A Smart Switch is also a sensor — when it’s switching a real load, it measures what’s happening:

  • Current — is the pump actually drawing power, or did the contactor weld and the motor’s seized?
  • Voltage — supply voltage at the load, not just at the panel.
  • Faults — over-current, under-voltage, no-current-when-on, current-when-off.
  • Duration — accumulated runtime per day, per week, per session.
  • Power usage — energy consumed, integrated locally and reported.

Alerts you get

Both directions matter:

  • Failure alerts — “supposed to be on, no current detected” — the pump didn’t start, the contactor didn’t pull in, the load is open-circuit.
  • Working alerts — “pump just turned on for the third time today” — useful for confirming an irrigation cycle ran without you having to drive out and check.
  • Threshold alerts — runtime exceeded daily budget, current spiked above expected, fault counter incremented.
  • No-stop alerts — “should have turned off ten minutes ago, still on” — guards against the relay sticking closed.

Logging

Every switch action plus the measured load conditions is logged to the hub as a regular sensor reading. Over time you get:

  • A timeline of when each switched load ran.
  • Power usage per load — useful for identifying the energy hogs.
  • Fault history — “this contactor has welded twice in three months, time to replace it”.
  • Cost per cycle — energy used × your power cost, on each run.

Hardware

The Smart Switch includes:

  • Relay output — solid-state or mechanical, sized for the load. Multiple outputs on larger variants.
  • Current sensor — integrated, to measure whether the load is actually drawing power.
  • Voltage sensor — supply voltage at the load.
  • Long-range radio for comms back to the hub.
  • Wi-Fi for web / API / weather inputs (when available).
  • Bluetooth for direct Victron MPPT reads.

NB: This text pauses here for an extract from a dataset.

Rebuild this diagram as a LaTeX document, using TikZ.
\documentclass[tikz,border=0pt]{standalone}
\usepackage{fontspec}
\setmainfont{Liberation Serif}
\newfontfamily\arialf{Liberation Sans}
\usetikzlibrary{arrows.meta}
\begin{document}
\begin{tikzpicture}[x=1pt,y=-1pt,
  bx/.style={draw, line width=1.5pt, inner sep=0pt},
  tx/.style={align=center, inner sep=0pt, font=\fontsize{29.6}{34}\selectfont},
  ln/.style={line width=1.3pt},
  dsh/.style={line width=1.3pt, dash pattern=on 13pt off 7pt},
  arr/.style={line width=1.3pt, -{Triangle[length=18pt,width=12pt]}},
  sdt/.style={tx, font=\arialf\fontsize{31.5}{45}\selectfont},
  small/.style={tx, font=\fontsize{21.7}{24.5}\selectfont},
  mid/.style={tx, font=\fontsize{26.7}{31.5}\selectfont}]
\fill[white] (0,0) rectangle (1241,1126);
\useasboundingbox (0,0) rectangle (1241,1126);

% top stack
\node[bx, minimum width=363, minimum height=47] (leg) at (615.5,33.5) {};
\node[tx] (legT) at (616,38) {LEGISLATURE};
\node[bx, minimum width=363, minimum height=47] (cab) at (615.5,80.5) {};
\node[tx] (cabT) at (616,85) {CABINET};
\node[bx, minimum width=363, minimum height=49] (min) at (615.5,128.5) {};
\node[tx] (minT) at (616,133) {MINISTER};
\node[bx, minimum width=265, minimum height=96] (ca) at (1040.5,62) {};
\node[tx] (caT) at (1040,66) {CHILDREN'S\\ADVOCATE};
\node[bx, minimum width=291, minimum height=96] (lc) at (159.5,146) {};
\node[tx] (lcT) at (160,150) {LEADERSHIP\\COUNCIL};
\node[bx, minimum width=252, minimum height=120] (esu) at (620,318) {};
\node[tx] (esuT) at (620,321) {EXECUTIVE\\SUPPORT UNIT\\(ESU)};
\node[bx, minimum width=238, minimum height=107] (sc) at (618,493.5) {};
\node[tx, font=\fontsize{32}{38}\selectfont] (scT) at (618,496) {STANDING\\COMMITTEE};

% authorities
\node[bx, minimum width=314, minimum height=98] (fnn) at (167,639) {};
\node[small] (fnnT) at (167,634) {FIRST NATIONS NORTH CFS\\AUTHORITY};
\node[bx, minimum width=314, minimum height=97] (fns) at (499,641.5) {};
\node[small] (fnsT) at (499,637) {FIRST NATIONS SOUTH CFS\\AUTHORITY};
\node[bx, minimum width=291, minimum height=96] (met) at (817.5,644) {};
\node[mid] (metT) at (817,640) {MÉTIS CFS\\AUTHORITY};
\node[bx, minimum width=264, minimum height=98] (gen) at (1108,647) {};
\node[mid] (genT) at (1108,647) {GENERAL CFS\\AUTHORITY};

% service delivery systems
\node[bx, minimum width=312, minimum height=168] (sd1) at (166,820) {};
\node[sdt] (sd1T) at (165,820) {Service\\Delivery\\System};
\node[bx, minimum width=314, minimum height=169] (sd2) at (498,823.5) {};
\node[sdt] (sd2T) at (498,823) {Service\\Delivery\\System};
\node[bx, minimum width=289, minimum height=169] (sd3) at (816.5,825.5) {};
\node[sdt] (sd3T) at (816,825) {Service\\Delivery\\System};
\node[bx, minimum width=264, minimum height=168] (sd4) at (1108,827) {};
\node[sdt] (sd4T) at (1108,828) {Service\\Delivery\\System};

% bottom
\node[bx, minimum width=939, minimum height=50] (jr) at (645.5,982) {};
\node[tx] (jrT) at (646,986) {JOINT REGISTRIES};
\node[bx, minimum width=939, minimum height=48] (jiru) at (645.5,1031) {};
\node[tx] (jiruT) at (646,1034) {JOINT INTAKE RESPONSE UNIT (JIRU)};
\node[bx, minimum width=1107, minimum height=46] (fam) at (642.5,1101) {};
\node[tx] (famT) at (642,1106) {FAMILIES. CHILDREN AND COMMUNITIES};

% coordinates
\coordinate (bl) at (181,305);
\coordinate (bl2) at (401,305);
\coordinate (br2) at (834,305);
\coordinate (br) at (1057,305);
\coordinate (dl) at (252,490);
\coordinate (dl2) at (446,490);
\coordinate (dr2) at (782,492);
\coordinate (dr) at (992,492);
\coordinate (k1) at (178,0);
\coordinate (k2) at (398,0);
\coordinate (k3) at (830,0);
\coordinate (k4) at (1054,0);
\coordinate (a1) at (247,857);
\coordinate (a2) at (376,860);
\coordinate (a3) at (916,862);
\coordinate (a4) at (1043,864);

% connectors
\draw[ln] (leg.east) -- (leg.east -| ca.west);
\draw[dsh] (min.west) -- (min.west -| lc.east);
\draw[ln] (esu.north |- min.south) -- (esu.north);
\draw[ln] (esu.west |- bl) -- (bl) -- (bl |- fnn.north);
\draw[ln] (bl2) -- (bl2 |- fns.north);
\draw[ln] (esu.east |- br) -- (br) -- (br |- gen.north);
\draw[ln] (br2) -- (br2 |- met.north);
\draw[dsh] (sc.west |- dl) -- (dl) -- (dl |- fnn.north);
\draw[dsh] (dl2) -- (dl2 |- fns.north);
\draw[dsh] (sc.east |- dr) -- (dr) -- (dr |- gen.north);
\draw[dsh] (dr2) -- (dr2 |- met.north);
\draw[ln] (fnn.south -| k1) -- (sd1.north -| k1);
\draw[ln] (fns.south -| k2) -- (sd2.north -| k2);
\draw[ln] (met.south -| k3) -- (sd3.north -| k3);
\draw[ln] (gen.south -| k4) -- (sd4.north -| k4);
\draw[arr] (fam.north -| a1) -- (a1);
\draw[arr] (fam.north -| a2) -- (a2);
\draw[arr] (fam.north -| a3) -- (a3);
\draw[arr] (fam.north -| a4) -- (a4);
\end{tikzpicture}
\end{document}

The Smart Switch runs from the same supply as the load it’s switching (or a separate aux supply for cleaner sensing).

Pairs well with

  • Water Trough — trough drops, Smart Switch turns on the pump that fills it.
  • Tank level — tank low, pump on; tank full, pump off.
  • Vehicle Track — Vehicle Track flags low generator hours since service, Smart Switch refuses to auto-start it until you’ve serviced it.
  • Power management — see solar production and Smart Switch action on the same dashboard.
  • Bell — failure alert rings the homestead bell.